Entre chamadas de atenção, quis também elogiar o acolhimento de mais de 1,3 milhão de refugiados na Alemanha nos últimos dois anos, palavras ouvidas pela chanceler, Angela Merkel, e que não foram aplaudidas desde as cadeiras da ultradireitista Alternativa para a Alemanha (AfD).

Após lembrar que aos judeus foram fechadas "hermeticamente" todas as portas, destacou o gesto "humano, incrível, generoso e valente" da Alemanha em um mundo hoje "cheio de refugiados".

Acompanhada de sua irmã, Renate, sobrevivente também de Auschwitz, além de seu filho, que tocou violoncelo na cerimônia, defendeu em seu discurso Israel e lamentou que hoje em dia seja usada a palavra "israelense", em substituição de "judeu".

"Os judeus são criticados por não terem se defendido e são criticados quando se defendem hoje", apontou.

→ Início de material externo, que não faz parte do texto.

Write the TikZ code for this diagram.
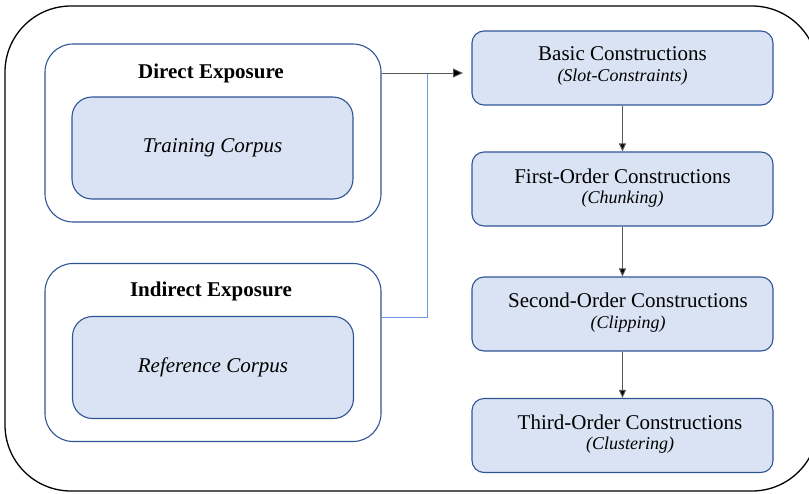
\documentclass[tikz,border=0pt]{standalone}
\usepackage{fontspec}
\setmainfont{Liberation Serif}
\usetikzlibrary{arrows.meta}
\definecolor{boxfill}{HTML}{DAE3F3}
\definecolor{boxline}{HTML}{2F5597}
\definecolor{linkblue}{HTML}{6F96E6}
\definecolor{arrowgray}{HTML}{595959}
\tikzset{
  stagebox/.style={draw=boxline, line width=1.1pt, fill=boxfill, rounded corners=12pt,
    minimum width=301pt, minimum height=74pt, inner sep=0pt},
  stagetitle/.style={font=\fontsize{21}{24}\selectfont, inner sep=0pt},
  stagesub/.style={font=\fontsize{18}{20}\selectfont\itshape, inner sep=0pt},
  groupbox/.style={draw=boxline, line width=1.1pt, fill=white, rounded corners=28pt,
    minimum width=336pt, minimum height=178pt, inner sep=0pt},
  corpusbox/.style={draw=boxline, line width=1.1pt, fill=boxfill, rounded corners=20pt,
    minimum width=281pt, minimum height=102pt, inner sep=0pt,
    font=\fontsize{21}{24}\selectfont\itshape},
  grouptitle/.style={font=\fontsize{21}{24}\selectfont\bfseries, inner sep=0pt},
  flow/.style={draw=arrowgray, line width=0.9pt, -{Triangle[length=8pt,width=7pt,fill=black]}},
}
\begin{document}
\begin{tikzpicture}[x=1pt,y=-1pt]
\useasboundingbox (0,0) rectangle (809,493);
% outer frame
\draw[line width=1.3pt, rounded corners=66pt] (5,6) rectangle (818,491);
% group boxes
\node[groupbox] (direct) at (213,133) {};
\node[grouptitle] (directtitle) at (211,73) {Direct Exposure};
\node[corpusbox] (training) at (212.5,148) {Training Corpus};
\node[groupbox] (indirect) at (213,352.5) {};
\node[grouptitle] (indirecttitle) at (211,291) {Indirect Exposure};
\node[corpusbox] (reference) at (213,367.5) {Reference Corpus};
% stage boxes
\node[stagebox] (basic) at (622.5,68) {};
\node[stagetitle] (basict) at (622.5,54) {Basic Constructions};
\node[stagesub] (basics) at (622.5,77) {(Slot-Constraints)};
\node[stagebox] (first) at (622.5,189) {};
\node[stagetitle] (firstt) at (622.5,176) {First-Order Constructions};
\node[stagesub] (firsts) at (622.5,199) {(Chunking)};
\node[stagebox] (second) at (622.5,314) {};
\node[stagetitle] (secondt) at (628,300) {Second-Order Constructions};
\node[stagesub] (seconds) at (628,324) {(Clipping)};
\node[stagebox] (third) at (622.5,435.5) {};
\node[stagetitle] (thirdt) at (630,422) {Third-Order Constructions};
\node[stagesub] (thirds) at (630,445) {(Clustering)};
% connectors
\coordinate (joinbottom) at (427,317);
\coordinate (jointop) at (427,73);
\coordinate (basicin) at (463,73);
\draw[draw=linkblue, line width=1pt] (indirect.east |- joinbottom) -- (joinbottom) -- (jointop);
\draw[draw=arrowgray, line width=0.9pt, -{Triangle[length=10pt,width=9pt,fill=black]}] (direct.east |- jointop) -- (basicin);
\draw[flow] (basic.south) -- (first.north);
\draw[flow] (first.south) -- (second.north);
\draw[flow] (second.south) -- (third.north);
\end{tikzpicture}
\end{document}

Filha de um advogado e uma violinista, Anita nasceu em Breslavia (hoje Polônia) em 1925 e sua vida foi um "idílio" até a chegada do Partido Nacional Socialista dos Trabalhadores Alemães ao poder.

Ela se lembra bem da noite dos vidros quebrados, em 1938, quando seu pai quis pela primeira vez abandonar o país e "já era muita tarde".

Quando deportaram seus pais, ela tinha 16 anos e começou com sua irmã Renate a trabalhar em uma fábrica, onde conheceram presos de guerra franceses.

Começou então sua carreira como "falsificadora de documentos", a que a levaria à prisão e a que lhe abriu uma porta de esperança em Auschwitz, onde ela e sua irmã chegaram não como judias, com a morte quase garantida, senão como delinquentes.

Anita foi destinada à orquestra "feminina" e vivia no bloco 12, "a um par de metros do crematório" e das colunas de fumaça das câmaras de gás. Para uns, a música em Auschwitz era "um insulto", para outros, "a possibilidade de sonhar com outro mundo", explicou.

Perante o avanço das tropas soviéticas, foram levadas a Bergen Belsen, onde esperavam a morte quando o campo foi libertado pelos britânicos.

"Eu tinha 19 anos", disse ao final do relato de seu martírio, após o qual se estabeleceu em Londres.

"O que passou, passou, e não se pode apagar com um risco. É preciso ter a segurança de que nunca mais acontecerá algo assim de novo aqui", disse lembrando uma experiência desagradável em uma recente visita a Baviera, quando um homem se aproximou da mesa do restaurante na qual encontrava-se e protestou pois "essas histórias de "Auschwitz" estragavam o ambiente.

O presidente do Bundestag, Wolfgang Schäuble, sublinhou que da culpa nasce a "especial responsabilidade" da Alemanha perante os judeus, uma responsabilidade que devem assumir também com os imigrantes.